India, he said, conducts periodic tests of its nuclear- capable missiles to enhance and verify its ballistic missile reliability and capabilities.
"India's current delivery systems include nuclear-capable fighter aircraft and ballistic missiles, and India claims it is developing a nuclear-capable 6,000 kilometre-range intercontinental ballistic missile (ICBM) that will carry multiple warheads. India intends to test this," he said.
China and India resumed military-to-military engagement in mid-2011, held their first strategic economic dialogue in September, and discussed their longstanding border dispute in November, he told lawmakers.
Director of National Intelligence James Clapper, who for the first time made similar remarks less than a fortnight ago, reiterated it before the Senate Armed Services Committee.
"Despite public statements intended to downplay tensions between India and China, we judge that India is increasingly concerned about China's posture along their disputed border and Beijing's perceived aggressive posture in the Indian Ocean and Asia-Pacific region," he said in his prepared testimony.

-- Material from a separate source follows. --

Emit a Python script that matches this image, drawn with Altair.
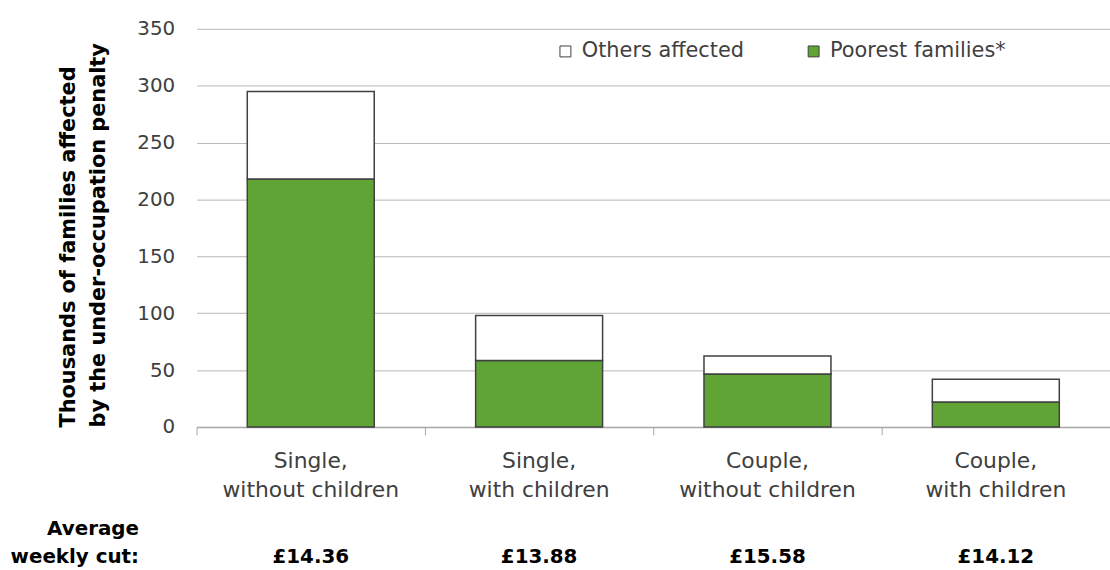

"The Indian Army believes a major Sino-Indian conflict is not imminent, but the Indian military is strengthening its forces in preparation to fight a limited conflict along the disputed border, and is working to balance Chinese power projection in the Indian Ocean. India has expressed support for a strong US military posture in East Asia and US engagement in Asia," Mr Clapper said.
Mr Burgess said India considers regional stability a prerequisite for maintaining its continued economic growth.
New Delhi views economic growth coupled with a strong military as essential for gaining recognition as a global power, he said.
"Domestic political issues such as unemployment, inflation, and several high-level corruption scandals continue to dominate New Delhi's attention. Senior Indian leaders also remain concerned about the country's Maoist-inspired insurgency, terrorism, and the security situation in Kashmir, although the latter saw a marked decline in violence compared to 2010. While India continues to carefully monitor events in Pakistan, China is also viewed as a long-term challenge," the Pentagon official said.
"In 2011, India continued efforts to increase economic and military engagement with countries in East and Southeast Asia. India and Japan agreed to conduct a bilateral naval exercise, their first since 2008; India and Vietnam pledged to increase naval training; and the India-South. Korea relationship continues to progress following the Indian Defense Minister's late 2010 visit," he said.
The military situation along the contested border is quiet. However, India is concerned over Chinese logistical improvements and is taking steps to improve its own capabilities.
India is raising additional ground forces, is improving logistical capacity, and has based advanced fighter aircraft opposite China, he added.